Setelah selesai berorasi di hadapan puluhan orang di sebuah gereja di Amersfoort itu, saya menghampiri beliau. Meski kami belum pernah saling bertemu, Bapa Filep memeluk saya erat. Saya perkenalkan diri dan Bapa Filep berbisik, “Anak, anak tulisan luar biasa. Terus dan terus,” ucap bapa sambil mendekap saya erat. Hingga kini saya tidak akan pernah melupakan pelukan itu. Sangat kuat dan meresap di sekujur sa tubuh.
Satu hal penting dari warisan Bapa Filep Karma adalah keteguhan pada prinsip hidupnya. Bapa de adalah satu dari segelintir orang Papua terdidik yang berjalan atas tuntunan nurani dan sikap yang tegas. Keteguhan sikap inilah yang tiada tanding nilainya dalam perjuangan pembebasan Papua. Bapa de memberikan pekerjaan rumah bagi pergumulan rakyat Papua soal keteguhan sikap dan konsistensi ini. Tentu saja nilai ini tidak bisa dibandingkan dengan apapun di tengah banyak orang Papua terdidik yang lebih mengincar posisi dan jabatan di kekuasaan. Mereka inilah orang-orang Papua yang menggadaikan nurani dan kedaulatan dirinya demi bisa hidup mewah dan bergelimang kuasa, yang sayangnya mengorbankan rakyatnya sendiri. Bapa Filep selain menitipkan solidaritas dan persatuan bagi rakyatnya, saya yakini juga mengajak kitong semua untuk memegang teguh prinsip dalam hidup, mengarunginya dan mempertahankannya dengan perjuanganterus-menerus. Jangan sekalipun menggadaikan diri.
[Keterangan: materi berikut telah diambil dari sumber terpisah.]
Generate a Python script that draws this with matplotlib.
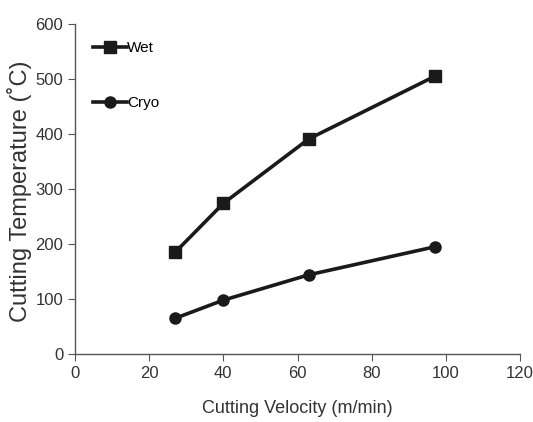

Hari ini, saat saya menulis catatan ini, pada 1 November 2022, Bapa Filep Karma ditemukan meninggal di Pantai Base-G, lokasi yang sama saat Bapa Arnold Ap juga ditemukan meninggal dunia. Dua inspirasi dari Tanah Papua yang ditemukan meregang nyawa di tempat yang sama. Air mata saya menetes dan terus menetes. Marandan Bebye Bapa Filep Karma. Terimakasih untuk semua nilai-nilai keteguhan dan prinsip kehidupan yang menjadi tauladan kita semua. Manseren Nanggi menjemput Bapa di sorga. Rest in Power Bapa Filep.